There’s this railway joke* where a passenger is at Calais Fréthun station, staring at the “Londres, Ebbsfleet – Voie 3” sign. The passenger stops a gnarled SNCF employee and asks “How do I get to London?” (in French, obviously), and the response is “Well I wouldn’t start from here!

That notion – I would not start from here – has been on my mind a lot this week, in two different railway contexts.

The first, most obviously, is about the future of the Channel Tunnel. Because despite the sign at Fréthun, there is no way to London from there any more, because Eurostar stopped serving the station at the start of the COVID pandemic, and never resumed. But instead of asking the fundamental question should Fréthun (and Ashford and Ebbsfleet) be served again, and then moving to the how that could be done, we ask ourselves a narrower question instead: why is Eurostar not serving those stations and is there anything we could do about that?

At no point along Eurostar’s thirty year evolution from tri-national state cooperative operation to SNCF dominated, part Caisse de dépôt et placement du Québec owned, now merged with Thalys state-private mix have we stopped to ask: is this what we need now? Is this what Calais needs, Ashford needs, the Channel Tunnel needs? And if we judge that Calais Fréthun, the smallest of the stations with border facilities, does need trains to the UK, but Eurostar is not going to provide them, what operator or operators do we need who could?

The same applies to last week’s wrangle about the Temple Mills depot. Reading the submissions to ORR for access to Temple Mills, and especially those from Virgin and Gemini, you have the strong impression that the entire strategy of these companies with regard to what rolling stock to acquire was based on what would fit into Temple Mills. If I wanted to start a cross-channel train service, I wouldn’t want to start from the size of the depot. At least the UK’s Department for Transport has started to think a little more widely about this problem.

In my forthcoming report about the future of through services through the Channel Tunnel I am trying to come up with things that can be done, are implementable, and I am also trying to open up different ways of thinking about the problems. But even I as a self-employed sole campaigner struggle to avoid annoying everyone – by being too aspirational for some and too pragmatic for others.

The second railway context where this absence of big and implementable ideas strikes me is this week’s European Commission High Speed Rail action plan – my detailed analysis of that “plan” is here.

A document dealing with something so broad is likely to take one of two approaches. It can either be vague enough to offend no-one and propose very little concrete (which is what it does, largely), or it can do what 21st Century Europe’s Starline paper did – be very clear, aspirational, and completely unimplementable.

And there I am wondering where the middle ground between the European Commission and Starline is.

Let’s not delude ourselves here – the number of sockpuppet comments about the Commission’s “plan” on LinkedIn does not make it any good – just few are willing to be as blunt about it as I was in the FT. I even know a bunch of the people responsible for drafting the “plan” and none of them are bad people, and many of them have excellent technical knowledge.

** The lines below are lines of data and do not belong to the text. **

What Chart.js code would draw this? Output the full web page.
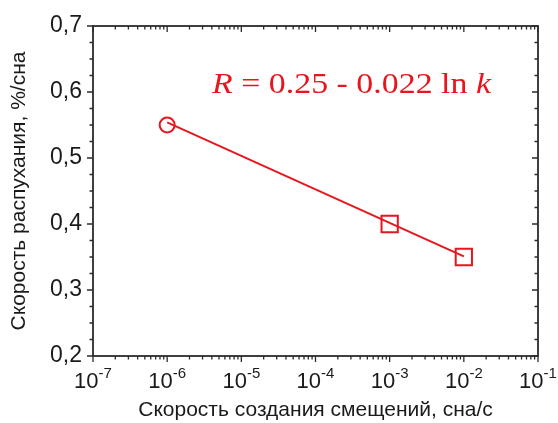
<!DOCTYPE html>
<html><head><meta charset="utf-8">
<script src="https://cdn.jsdelivr.net/npm/chart.js@4"></script>
<style>html,body{margin:0;padding:0;background:#fff}#wrap{width:558px;height:423px;position:relative}</style>
</head><body><div id="wrap"><canvas id="c"></canvas></div>
<script>
// ---- data ----
const circleX = [1e-6];
const circleY = [0.55];
const squareX = [1e-3, 1e-2];
const squareY = [0.40, 0.35];
const fitX = [1e-6, 1e-2];
const fitY = [0.554, 0.351];
const xTickExponents = [-7, -6, -5, -4, -3, -2, -1];
const yTickValues = [0.2, 0.3, 0.4, 0.5, 0.6, 0.7];
const yMinorStep = 0.025;
const xTitle = 'Скорость создания смещений, сна/с';
const yTitle = 'Скорость распухания, %/сна';
const annotation = ['R', ' = 0.25 - 0.022 ln ', 'k'];

const RED = '#e6161e';
const AXIS = '#2b2b2b';
const TEXT = '#1a1a1a';
const SANS = "'Liberation Sans', Arial, sans-serif";
const SERIF = "'Liberation Serif', 'Times New Roman', serif";

const toPts = (xs, ys) => xs.map((v, i) => ({x: v, y: ys[i]}));

const framePlugin = {
  id: 'frame',
  afterDatasetsDraw(chart) {
    const {ctx, chartArea: a, scales: {x, y}} = chart;
    ctx.save();
    ctx.strokeStyle = AXIS;
    ctx.lineWidth = 1.8;
    ctx.strokeRect(a.left, a.top, a.right - a.left, a.bottom - a.top);
    const MAJ = 6, MIN = 3.5;
    ctx.lineWidth = 1.3;
    ctx.beginPath();
    for (let i = 0; i < xTickExponents.length; i++) {
      const e = xTickExponents[i];
      const px = x.getPixelForValue(Math.pow(10, e));
      ctx.moveTo(px, a.bottom); ctx.lineTo(px, a.bottom + MAJ);
      ctx.moveTo(px, a.top); ctx.lineTo(px, a.top + MAJ);
      if (i < xTickExponents.length - 1) {
        for (let m = 2; m <= 9; m++) {
          const pm = x.getPixelForValue(m * Math.pow(10, e));
          ctx.moveTo(pm, a.bottom); ctx.lineTo(pm, a.bottom + MIN);
          ctx.moveTo(pm, a.top); ctx.lineTo(pm, a.top + MIN);
        }
      }
    }
    const y0 = yTickValues[0], y1 = yTickValues[yTickValues.length - 1];
    const n = Math.round((y1 - y0) / yMinorStep);
    for (let k = 0; k <= n; k++) {
      const v = y0 + k * yMinorStep;
      const py = y.getPixelForValue(v);
      const len = (k % 4 === 0) ? MAJ : MIN;
      ctx.moveTo(a.left, py); ctx.lineTo(a.left - len, py);
      ctx.moveTo(a.right, py); ctx.lineTo(a.right - len, py);
    }
    ctx.stroke();

    ctx.fillStyle = TEXT;
    ctx.textBaseline = 'alphabetic';
    ctx.textAlign = 'left';
    const baseFont = '22px ' + SANS, expFont = '15px ' + SANS;
    for (const e of xTickExponents) {
      const px = x.getPixelForValue(Math.pow(10, e));
      const es = String(e);
      ctx.font = baseFont; const w1 = ctx.measureText('10').width;
      ctx.font = expFont; const w2 = ctx.measureText(es).width;
      const sx = px - (w1 + w2) / 2;
      ctx.font = baseFont; ctx.fillText('10', sx, a.bottom + 32);
      ctx.font = expFont; ctx.fillText(es, sx + w1, a.bottom + 22);
    }

    ctx.fillStyle = RED;
    ctx.translate(a.left + 119, a.top + 67);
    ctx.scale(1.13, 1);
    let cx = 0;
    const fonts = ['italic 30px ' + SERIF, '30px ' + SERIF, 'italic 30px ' + SERIF];
    annotation.forEach((t, i) => {
      ctx.font = fonts[i];
      ctx.fillText(t, cx, 0);
      cx += ctx.measureText(t).width;
    });
    ctx.restore();
  }
};

new Chart(document.getElementById('c'), {
  type: 'scatter',
  data: {
    datasets: [
      {data: toPts(fitX, fitY), showLine: true, borderColor: RED, borderWidth: 2, pointRadius: 0, order: 2},
      {data: toPts(circleX, circleY), pointStyle: 'circle', pointRadius: 7.5, pointBorderWidth: 2,
       borderColor: RED, backgroundColor: 'rgba(0,0,0,0)', pointBackgroundColor: 'rgba(0,0,0,0)', order: 1},
      {data: toPts(squareX, squareY), pointStyle: 'rect', pointRadius: 11.5, pointBorderWidth: 2,
       borderColor: RED, backgroundColor: 'rgba(0,0,0,0)', pointBackgroundColor: 'rgba(0,0,0,0)', order: 1}
    ]
  },
  options: {
    responsive: true,
    maintainAspectRatio: false,
    animation: false,
    layout: {padding: {left: 0, top: 26, right: 20, bottom: 0}},
    plugins: {legend: {display: false}, tooltip: {enabled: false}},
    scales: {
      x: {
        type: 'logarithmic',
        min: Math.pow(10, xTickExponents[0]),
        max: Math.pow(10, xTickExponents[xTickExponents.length - 1]),
        grid: {display: false, drawTicks: false},
        border: {display: false},
        ticks: {display: false},
        title: {display: true, text: xTitle, color: TEXT,
                font: {family: SANS, size: 21}, padding: {top: 0, bottom: 0}},
        afterFit: s => { s.height = 67; }
      },
      y: {
        min: yTickValues[0],
        max: yTickValues[yTickValues.length - 1],
        grid: {display: false, drawTicks: false},
        border: {display: false},
        afterBuildTicks: s => { s.ticks = yTickValues.map(v => ({value: v})); },
        ticks: {color: TEXT, padding: 11, font: {family: SANS, size: 23},
                callback: v => Number(v).toFixed(1).replace('.', ',')},
        title: {display: true, text: yTitle, color: TEXT,
                font: {family: SANS, size: 21}, padding: {top: 7, bottom: 0}},
        afterFit: s => { s.width = 93; }
      }
    }
  },
  plugins: [framePlugin]
});
</script>
</body></html>
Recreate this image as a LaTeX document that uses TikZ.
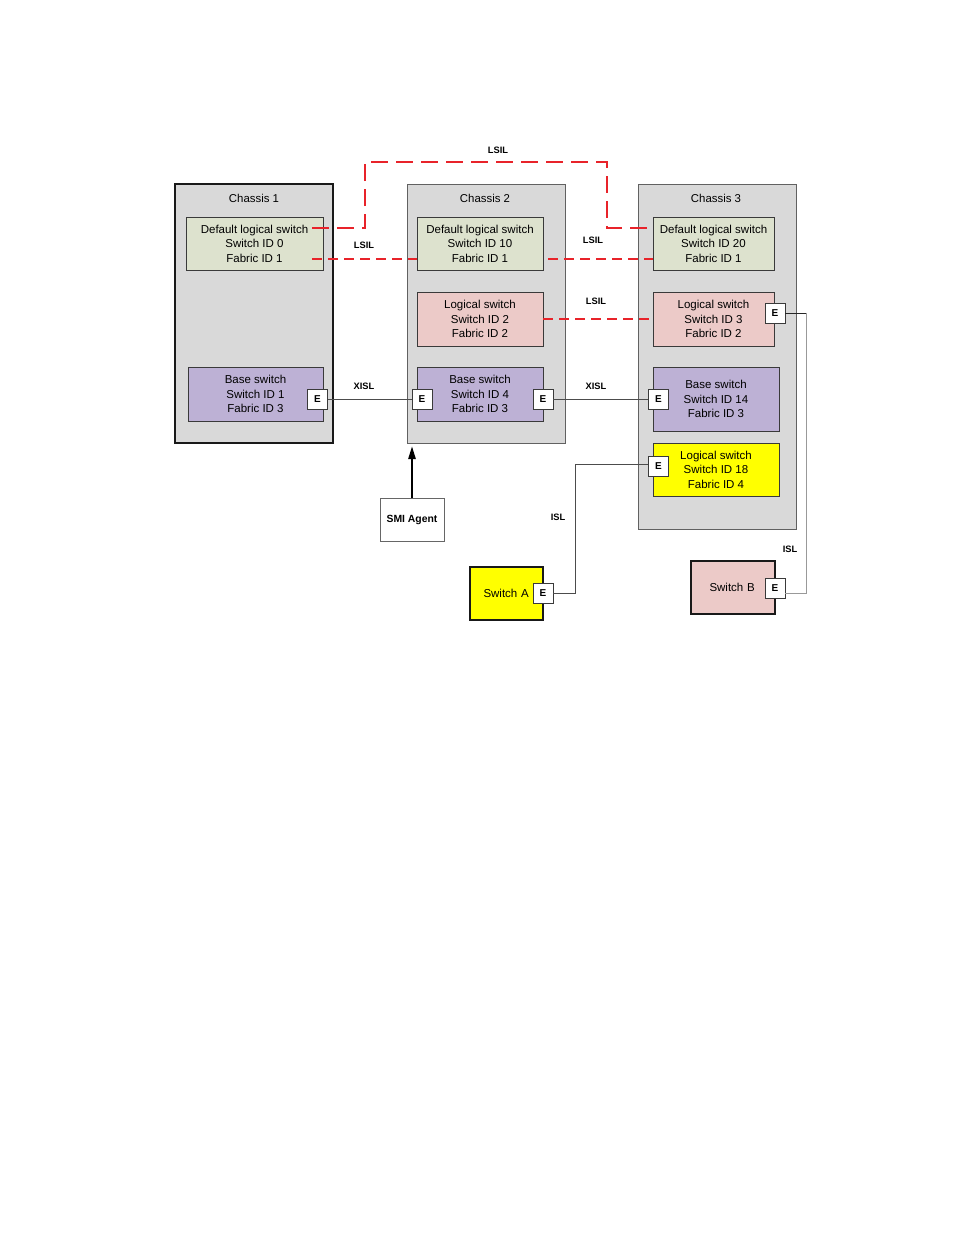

But given the political constraints imposed by Member States, from state owned railways represented in CER, and that this document is non-legislative, is there any way to do better?

Perhaps more worryingly, is there even intellectual space for the Commission to have done better? CER – the main proponents of all of this all along – have the intellectual vivacity of a piece of grey cardboard. There are no NGOs I know that really care about this aspect of rail. Even I am guilty here – I wrote a sole paltry blog post about this high speed stuff, because from the off I had no hopes for it, although the idea to do something about not scrapping useable trains is in there is perhaps traceable back to one of my better ideas years ago.

So the people wanting the plan don’t know what to put in it, meaning the Commission have no intellectual framework for it, and no one lobbies the Commissioner to be more ambitious or more concrete. If you wanted a plan for European High Speed Rail, well, I wouldn’t start from here!

What do we do about this? I don’t know. But at least if you’re one of the people who feels in the firing line of my critique in the past week, trust me this isn’t personal. This isn’t you, it’s a systematic problem – we have no intellectual space for big but implementable ideas about railways.

 

* – it’s my version of the tourist in the Irish countryside joke, background here.

2 Comments

  1. Justus Römeth

    This reinforces my idea that we need a publicly-funded think-tank for transport (and, arguably, urbanism).